De ce côté, il semble que les archéologues aient encore beaucoup de sable à tamiser pour mettre leur discipline en valeur et faire comprendre que le patrimoine archéologique constitue notre trésor historique. Pour Jean-Jacques Adjizian, étudiant à la maîtrise, les milieux universitaire, professionnel et gouvernementaux doivent à cette fin faire preuve d'une plus grande concertation.
Il faut également savoir communiquer au grand public les résultats de la recherche, a ajouté Gilles Tassé, président de l'Association des archéologues du Québec et professeur à l'UQAM.
Pour Normand Clermont, la défense de l'archéologie devient une tâche titanesque avec seulement une poignée d'archéologues pour couvrir un territoire grand comme l'Europe, peu peuplé et comptant des milliers d'années d'occupation. "Il nous manque un effet de masse pour transformer notre produit en gourmandise intellectuelle.
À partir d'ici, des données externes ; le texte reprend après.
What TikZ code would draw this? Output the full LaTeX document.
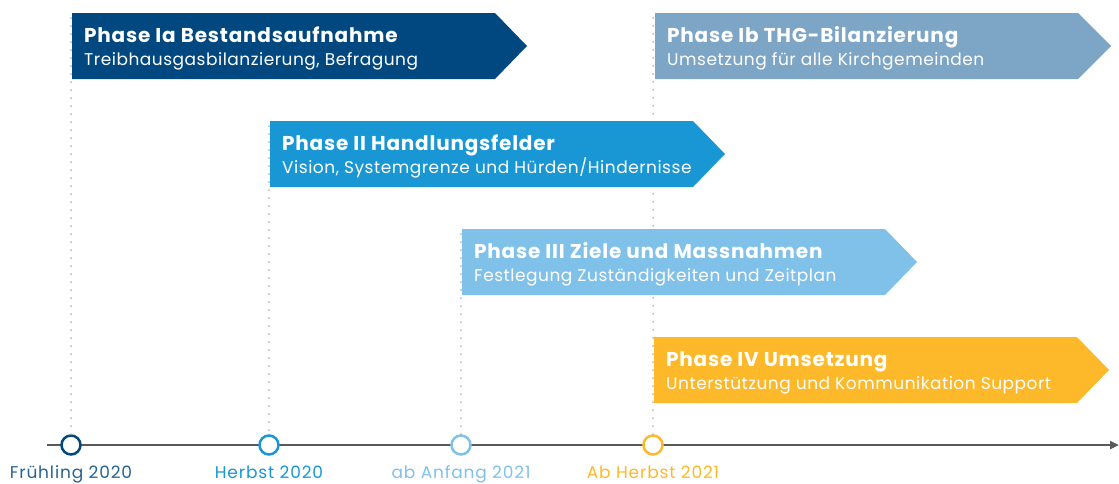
\documentclass[tikz,border=0pt]{standalone}
\usepackage{fontspec}
\setmainfont{Poppins}
\usepackage{xcolor}
\usetikzlibrary{arrows.meta}
\definecolor{phaseIa}{HTML}{00487F}
\definecolor{phaseIb}{HTML}{7DA5C5}
\definecolor{phaseII}{HTML}{1997D4}
\definecolor{phaseIII}{HTML}{7FC1E9}
\definecolor{phaseIV}{HTML}{FDB92A}
\definecolor{axisgray}{HTML}{5A5A5A}
\definecolor{guidegray}{HTML}{B4B4B4}

\begin{document}
\begin{tikzpicture}[x=1pt,y=-1pt]
	\tikzset{phase title/.style={anchor=base west,text=white,inner sep=0pt,font=\fontsize{20}{23}\selectfont\bfseries\addfontfeatures{LetterSpace=4}},
		phase text/.style={anchor=base west,text=white,inner sep=0pt,font=\fontsize{17}{20}\selectfont\addfontfeatures{LetterSpace=3}},
		guide/.style={guidegray,line width=2pt,line cap=round,dash pattern=on 0pt off 8pt},
		milestone/.style={circle,draw,line width=2.5pt,fill=white,minimum size=19pt,inner sep=0pt},
		date/.style={anchor=base,inner sep=0pt,font=\fontsize{17}{20}\selectfont\addfontfeatures{LetterSpace=5}}}
	\useasboundingbox (0,0) rectangle (1119,483);

	% timeline
	\coordinate (axis start) at (47,445);
	\coordinate (axis end) at (1119,445);
	\draw[axisgray,line width=2.5pt,-{Triangle[length=9pt,width=8pt]}] (axis start) -- (axis end);

	% milestones
	\node[milestone,draw=phaseIa] (spring20) at (71,445) {};
	\node[milestone,draw=phaseII] (autumn20) at (269,445) {};
	\node[milestone,draw=phaseIII] (early21) at (461,445) {};
	\node[milestone,draw=phaseIV] (autumn21) at (653,445) {};

	\node[date,text=phaseIa!85!white] (spring20 label) at (71,478) {Frühling 2020};
	\node[date,text=phaseII] (autumn20 label) at (269,478) {Herbst 2020};
	\node[date,text=phaseIII] (early21 label) at (461,478) {ab Anfang 2021};
	\node[date,text=phaseIV] (autumn21 label) at (653,478) {Ab Herbst 2021};

	% guides
	\coordinate (Ia start) at (71,18);
	\coordinate (Ib start) at (653,18);
	\coordinate (II start) at (269,126);
	\coordinate (III start) at (461,234);
	\draw[guide] (Ia start) -- (spring20.north);
	\draw[guide] (II start) -- (autumn20.north);
	\draw[guide] (III start) -- (early21.north);
	\draw[guide] (Ib start) -- (autumn21.north);

	% phases
	\fill[phaseIa] (72,13) -- (495,13) -- (527,46) -- (495,79) -- (72,79) -- cycle;
	\node[phase title] (Ia title) at (84,42) {Phase Ia Bestandsaufnahme};
	\node[phase text] (Ia text) at (84,65) {Treibhausgasbilanzierung, Befragung};

	\fill[phaseIb] (655,13) -- (1078,13) -- (1111,46) -- (1078,79) -- (655,79) -- cycle;
	\node[phase title] (Ib title) at (667,42) {Phase Ib THG-Bilanzierung};
	\node[phase text] (Ib text) at (667,65) {Umsetzung für alle Kirchgemeinden};

	\fill[phaseII] (270,121) -- (693,121) -- (725,154) -- (693,187) -- (270,187) -- cycle;
	\node[phase title] (II title) at (282,150) {Phase II Handlungsfelder};
	\node[phase text] (II text) at (282,173) {Vision, Systemgrenze und Hürden/Hindernisse};

	\fill[phaseIII] (462,229) -- (885,229) -- (917,262) -- (885,295) -- (462,295) -- cycle;
	\node[phase title] (III title) at (474,258) {Phase III Ziele und Massnahmen};
	\node[phase text] (III text) at (474,281) {Festlegung Zuständigkeiten und Zeitplan};

	\fill[phaseIV] (654,337) -- (1077,337) -- (1109,370) -- (1077,403) -- (654,403) -- cycle;
	\node[phase title] (IV title) at (666,366) {Phase IV Umsetzung};
	\node[phase text] (IV text) at (666,389) {Unterstützung und Kommunikation Support};
\end{tikzpicture}
\end{document}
Ah! si nous avions des masques en or ou des morts qui jouent de la flûte!" s'est-il exclamé.
Une autre partie du problème est due au fait que l'archéologie est paradoxalement une science très jeune au Québec. En fait, le métier de chercheur en archéologie n'existe pratiquement pas. Selon Claude Chapdelaine, professeur au Département d'anthropologie, ce n'est qu'en 1983 que le premier doctorat en archéologie a été délivré par son département, et le titulaire avait fait son terrain au Costa Rica.
Quoi qu'il en soit, tous les intervenants du colloque se sont montrés convaincus que l'archéologie québécoise a un produit de qualité à offrir et qu'elle suscite suffisamment d'intérêt pour pouvoir rêver à la création d'un institut de recherche en archéologie. Pour l'instant, son avenir immédiat semble reposer entre les mains des principaux intéressés, c'est-à-dire les archéologues.